How NBC bailed out Donald Trump
The second part of the NYT’s stories on Trump’s tax returns is less relevant for evaluating him as a candidate, but it’s still an interesting story about America. Trump — who, you’ll remember, started with a cool $400 million head start illegally passed on from his father — had by 2004 pissed it all away. And he was broke despite also having bilked enormous amounts of money out of shareholders when he took his casino company public. But he was saved by reality TV, both in terms of direct profits and the endorsement opportunities it created:
It was all a hoax.
Months after that inaugural episode in January 2004, Mr. Trump filed his individual tax return reporting $89.9 million in net losses from his core businesses for the prior year. The red ink spilled from everywhere, even as American television audiences saw him as a savvy business mogul with the Midas touch.
[…]
Mr. Trump’s genius, it turned out, wasn’t running a company. It was making himself famous — Trump-scale famous — and monetizing that fame.

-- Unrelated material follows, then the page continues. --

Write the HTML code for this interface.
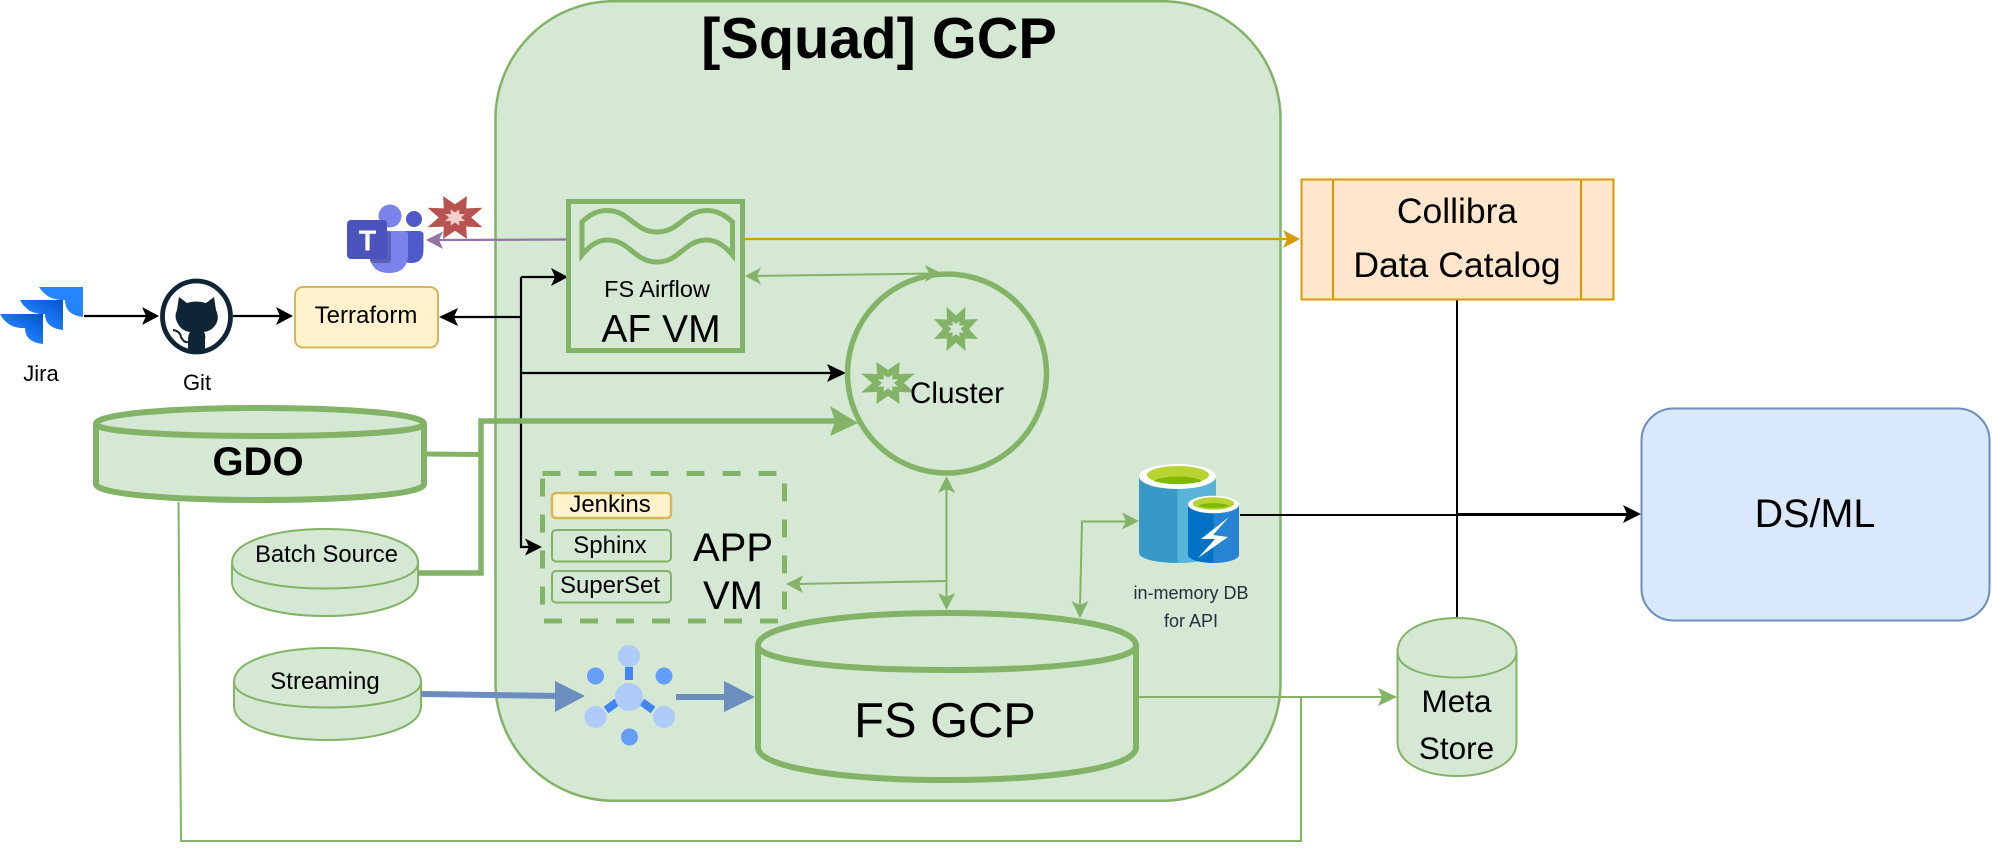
<!DOCTYPE html>
<html><head><meta charset="utf-8"><style>html,body{margin:0;padding:0;background:#fff}svg{display:block}text{font-family:"Liberation Sans",Arial,sans-serif;fill:#000;text-anchor:middle}</style></head><body>
<svg width="1992" height="858" viewBox="0 0 1992 858" xmlns="http://www.w3.org/2000/svg">
<defs>
<linearGradient id="jg" x1="1" y1="0" x2="0.35" y2="0.7"><stop offset="0" stop-color="#0052cc"/><stop offset="1" stop-color="#2684ff"/></linearGradient>
<polygon id="star" points="0,-13 9.5,-21 9,-9 22,-9.5 13,0 22,9.5 9,9 9.5,21 0,13 -9.5,21 -9,9 -22,9.5 -13,0 -22,-9.5 -9,-9 -9.5,-21"/>
</defs>
<rect x="495.5" y="1.2" width="785" height="799.5" rx="118" ry="118" fill="#d5e8d4" stroke="#82b366" stroke-width="2.5"/>
<text x="879" y="58" font-size="57.7" font-weight="bold">[Squad] GCP</text>

<!-- Jira -->
<path d="M39 287H83V317Q65 315 65 300Q48 301 39 287Z" fill="#2684ff"/>
<path d="M20 300H63V330Q45 328 45 314Q28 315 20 300Z" fill="url(#jg)"/>
<path d="M0 314H43V344Q25 342 25 328Q8 329 0 314Z" fill="url(#jg)"/>
<text x="41" y="381" font-size="22">Jira</text>
<!-- Git -->
<ellipse cx="196.5" cy="316.5" rx="34" ry="35.5" fill="#fff" stroke="#0f2536" stroke-width="4.8"/>
<path d="M179 297L187 303Q196 300 206 303L214 297L216 310Q219 316 217 322Q213 331 204 332Q206 335 205 340V351H188V340Q188 335 190 332Q181 331 177 322Q174 316 177 310Z" fill="#0f2536"/>
<path d="M173 330Q180 331 181 337Q184 343 188 342" fill="none" stroke="#0f2536" stroke-width="2"/>
<text x="197" y="390" font-size="22">Git</text>
<!-- Teams -->
<circle cx="390" cy="216" r="11.5" fill="#7b83eb"/><circle cx="414" cy="219" r="8" fill="#5059c9"/>
<path d="M405 231H419Q423.5 231 423.5 235V250Q423.5 263 411 263Q405 263 400 259Z" fill="#5059c9"/>
<path d="M374 231H404Q408 231 408 235V254Q408 273 389 273Q370 273 370 254V235Q370 231 374 231Z" fill="#7b83eb"/>
<rect x="370" y="231" width="21" height="32" rx="3" fill="#5b5fb8"/>
<rect x="347" y="220" width="40" height="39" rx="4" fill="#4b53bc"/>
<text x="367.5" y="250.5" font-size="29" font-weight="bold" style="fill:#fff">T</text>
<use href="#star" transform="translate(455 217.5) scale(1.25 1.02)" fill="#b85450"/>
<use href="#star" transform="translate(455 217.5) scale(.46 .38)" fill="#f8cecc"/>

<!-- Terraform -->
<rect x="295" y="287" width="143" height="60.5" rx="8" fill="#fff2cc" stroke="#d6b656" stroke-width="2"/>
<text x="366" y="323" font-size="24">Terraform</text>

<!-- black connectors -->
<g stroke="#000" stroke-width="2.2" fill="none">
<path d="M84 316H150"/><path d="M233 316H284"/>
<path d="M448 317H521"/><path d="M521 277H558"/><path d="M521 277V547H533"/><path d="M521 373H835"/>
</g>
<g fill="#000">
<polygon points="159,316 142,307 146,316 142,325"/>
<polygon points="293,316 276,307 280,316 276,325"/>
<polygon points="439,317 458,308 454,317 458,326"/>
<polygon points="568,277 551,268 555,277 551,286"/>
<polygon points="846,373 827,364 831,373 827,382"/>
<polygon points="542,547 525,538.5 529,547 525,555.5"/>
</g>

<!-- purple & orange -->
<path d="M566 239.5L436 240" stroke="#9673a6" stroke-width="2.2" fill="none"/>
<polygon points="426,240 443,231.5 439,240 443,249" fill="#9673a6"/>
<path d="M745 239H1290" stroke="#d79b00" stroke-width="2.2" fill="none"/>
<polygon points="1300,239 1283,230 1287,239 1283,248" fill="#d79b00"/>

<!-- AF VM -->
<rect x="568.5" y="201.5" width="174" height="149" fill="#d5e8d4" stroke="#82b366" stroke-width="5"/>
<path d="M582 222C590 214 598 210.5 607 210.5C630 210.5 634 232 657 232C680 232 684 210.5 707 210.5C716 210.5 724 214 732.5 222V255C724 245 716 240 707 240C684 240 680 262 657 262C634 262 630 240 607 240C598 240 590 245 582 255Z" fill="none" stroke="#82b366" stroke-width="5"/>
<text x="657" y="297" font-size="23.5">FS Airflow</text>
<text x="661" y="342" font-size="39">AF VM</text>

<!-- Cluster -->
<circle cx="947" cy="373.5" r="99.5" fill="none" stroke="#82b366" stroke-width="5.5"/>
<use href="#star" transform="translate(956 329) scale(1 1.05)" fill="#82b366"/>
<use href="#star" transform="translate(956 329) scale(.37 .38)" fill="#d5e8d4"/>
<use href="#star" transform="translate(888 383) scale(1.22 1)" fill="#82b366"/>
<use href="#star" transform="translate(888 383) scale(.46 .4)" fill="#d5e8d4"/>
<text x="957" y="403" font-size="29.7">Cluster</text>

<!-- green thin arrows -->
<g stroke="#82b366" stroke-width="2" fill="none">
<path d="M755 276L932 273.5"/>
<path d="M946.5 486V600"/><path d="M946.5 581L796 584"/>
<path d="M1080 608L1082 521.5H1130"/>
<path d="M1139 697H1388"/>
<path d="M178.5 502L181 841H1301V697"/>
</g>
<g fill="#82b366">
<polygon points="745,276 761,267.5 757,276 761,284.5"/>
<polygon points="941,273 925,265 929,273 925,282"/>
<polygon points="946.5,476 938,493 946.5,489 955,493"/>
<polygon points="946.5,610 938,593 946.5,597 955,593"/>
<polygon points="786,584 803,575.5 799,584 803,593"/>
<polygon points="1080,618 1071.5,601 1080,605 1088.5,601"/>
<polygon points="1139,521 1122,512.5 1126,521 1122,529.5"/>
<polygon points="1397,697 1378,688 1382,697 1378,706"/>
</g>

<!-- thick green -->
<path d="M426 454L481 454.5" stroke="#82b366" stroke-width="5" fill="none"/>
<path d="M419 573H481V421H838" stroke="#82b366" stroke-width="5.5" fill="none"/>
<polygon points="858,423 830,406 835,421 830,436" fill="#82b366"/>

<!-- GDO -->
<path d="M96 424C96 402.67 424 402.67 424 424V484C424 505.33 96 505.33 96 484Z" fill="#d5e8d4" stroke="#82b366" stroke-width="6"/>
<path d="M96 424C96 440 424 440 424 424" fill="none" stroke="#82b366" stroke-width="6"/>
<text x="258" y="475" font-size="40" font-weight="bold">GDO</text>

<!-- Batch -->
<path d="M232 563C232 517.67 418 517.67 418 563V582C418 627.33 232 627.33 232 582Z" fill="#d5e8d4" stroke="#82b366" stroke-width="2"/>
<path d="M232 563C232 597 418 597 418 563" fill="none" stroke="#82b366" stroke-width="2"/>
<text x="326.5" y="562" font-size="23.8">Batch Source</text>
<!-- Streaming -->
<path d="M234 682C234 636.67 421 636.67 421 682V706C421 751.33 234 751.33 234 706Z" fill="#d5e8d4" stroke="#82b366" stroke-width="2"/>
<path d="M234 682C234 716 421 716 421 682" fill="none" stroke="#82b366" stroke-width="2"/>
<text x="325" y="689" font-size="24">Streaming</text>

<!-- Blue arrows -->
<path d="M421 694L560 696" stroke="#6c8ebf" stroke-width="6" fill="none"/>
<polygon points="585,696 555,681 555,712" fill="#6c8ebf"/>
<path d="M676 697H730" stroke="#6c8ebf" stroke-width="6" fill="none"/>
<polygon points="755,697 724,681 724,712" fill="#6c8ebf"/>

<!-- Pub/Sub -->
<g>
<path d="M629 667V680" stroke="#4285f4" stroke-width="8"/>
<path d="M606 710L617 702" stroke="#4285f4" stroke-width="8"/>
<path d="M653 710L642 702" stroke="#4285f4" stroke-width="8"/>
<circle cx="629" cy="697" r="14" fill="#aecbfa"/>
<circle cx="629" cy="656" r="11" fill="#aecbfa"/>
<circle cx="595.5" cy="717" r="11" fill="#aecbfa"/>
<circle cx="664" cy="717" r="11" fill="#aecbfa"/>
<circle cx="595.5" cy="676" r="8.5" fill="#669df6"/>
<circle cx="664" cy="676" r="8.5" fill="#669df6"/>
<circle cx="629.5" cy="737" r="8.5" fill="#669df6"/>
</g>

<!-- APP VM -->
<rect x="542.5" y="473.5" width="242" height="147.5" fill="none" stroke="#82b366" stroke-width="5" stroke-dasharray="18 18"/>
<rect x="552" y="493" width="119" height="25" rx="4" fill="#fff2cc" stroke="#d6b656" stroke-width="2.5"/>
<rect x="552" y="530" width="119" height="31.5" rx="4" fill="#d5e8d4" stroke="#82b366" stroke-width="2"/>
<rect x="552" y="571" width="119" height="31.5" rx="4" fill="#d5e8d4" stroke="#82b366" stroke-width="2"/>
<text x="610" y="512" font-size="24">Jenkins</text>
<text x="610" y="553" font-size="24">Sphinx</text>
<text x="610" y="593" font-size="24">SuperSet</text>
<text x="733" y="561" font-size="40">APP</text>
<text x="733" y="609" font-size="40">VM</text>

<!-- FS GCP -->
<path d="M758 645.6C758 602.1 1136 602.1 1136 645.6V747.4C1136 790.9 758 790.9 758 747.4Z" fill="#d5e8d4" stroke="#82b366" stroke-width="6"/>
<path d="M758 645.6C758 678.2 1136 678.2 1136 645.6" fill="none" stroke="#82b366" stroke-width="6"/>
<text x="945" y="737" font-size="48.8">FS GCP</text>

<!-- in-memory DB icon -->
<path d="M1139 476V553A38.5 10 0 0 0 1177.5 563V476Z" fill="#3999c6"/>
<path d="M1216 476V553A38.5 10 0 0 1 1177.5 563V476Z" fill="#59b4d9"/>
<ellipse cx="1177.5" cy="476.5" rx="38.5" ry="12.5" fill="#fff"/>
<ellipse cx="1178" cy="475" rx="31" ry="9" fill="#b8d432"/>
<path d="M1154 481A25 6 0 0 1 1202 481A31 9 0 0 1 1154 481Z" fill="#7fba00"/>
<path d="M1188 504V555A25.5 8 0 0 0 1213.5 563V504Z" fill="#0072c6"/>
<path d="M1239 504V555A25.5 8 0 0 1 1213.5 563V504Z" fill="#2684d2"/>
<ellipse cx="1213.5" cy="504.5" rx="25.5" ry="8.8" fill="#fff"/>
<ellipse cx="1213.5" cy="503.5" rx="20.7" ry="6.2" fill="#b8d432"/>
<path d="M1198 506A16 4 0 0 1 1229 506A21 6 0 0 1 1198 506Z" fill="#7fba00"/>
<polygon points="1229,517 1201,539 1215,539 1198,558 1228,537 1213,535" fill="#fff"/>
<text x="1191" y="599" font-size="18" style="fill:#232f3e">in-memory DB</text>
<text x="1191" y="627" font-size="18" style="fill:#232f3e">for API</text>

<!-- Collibra -->
<path d="M1457 300V618" stroke="#000" stroke-width="2" fill="none"/>
<path d="M1240 515H1457" stroke="#000" stroke-width="2" fill="none"/>
<path d="M1457 514.5H1630" stroke="#000" stroke-width="3" fill="none"/>
<polygon points="1641,514 1623,505 1627,514 1623,523" fill="#000"/>
<rect x="1301.5" y="179.5" width="312" height="120" fill="#ffe6cc" stroke="#d79b00" stroke-width="2"/>
<path d="M1333 180V299M1581 180V299" stroke="#d79b00" stroke-width="2" fill="none"/>
<text x="1457" y="223" font-size="35.5">Collibra</text>
<text x="1457" y="277" font-size="35.5">Data Catalog</text>

<!-- DS/ML -->
<rect x="1641.5" y="408.500" width="348" height="212" rx="32" fill="#dae8fc" stroke="#6c8ebf" stroke-width="2"/>
<text x="1815" y="527" font-size="39.5">DS/ML</text>

<!-- Meta -->
<path d="M1397.5 652C1397.5 606.67 1516.5 606.67 1516.5 652V742C1516.5 787.33 1397.5 787.33 1397.5 742Z" fill="#d5e8d4" stroke="#82b366" stroke-width="2"/>
<path d="M1397.5 652C1397.5 686 1516.5 686 1516.5 652" fill="none" stroke="#82b366" stroke-width="2"/>
<text x="1456.5" y="712" font-size="31.5">Meta</text>
<text x="1456.5" y="759" font-size="31.5">Store</text>
</svg>
</body></html>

By analyzing the tax records, The New York Times was able to place a value on Mr. Trump’s celebrity. While the returns show that he earned some $197 million directly from “The Apprentice” over 16 years — roughly in line with what he has claimed — they also reveal that an additional $230 million flowed from the fame associated with it.
The show’s big ratings meant that everyone wanted a piece of the Trump brand, and he grabbed at the opportunity to rent it out. There was $500,000 to pitch Double Stuf Oreos, another half-million to sell Domino’s Pizza and $850,000 to push laundry detergent.
There were seven-figure licensing deals with hotel builders, some with murky backgrounds, in former Soviet republics and other developing countries. And there were schemes that exploited misplaced trust in the TV version of Mr. Trump, who, off camera, peddled worthless get-rich-quick nostrums like “Donald Trump Way to Wealth” seminars that promised initiation into “the secrets and strategies that have made Donald Trump a billionaire.”
Just as, years before, the money Mr. Trump secretly received from his father allowed him to assemble a wobbly collection of Atlantic City casinos and other disparate enterprises that then collapsed around him, the new influx of cash helped finance a buying spree that saw him snap up golf resorts, a business not known for easy profits. Indeed, the tax records show that his golf properties have been hemorrhaging millions of dollars for years.
I suspect watching The Apprentice would yield things of considerable sociological interest although I’m certainly not going to be the one to do it.
This WaPo story came out on the wrong day but the tale of how Trump tried to steal the entire family fortune to stay afloat is also pretty remarkable.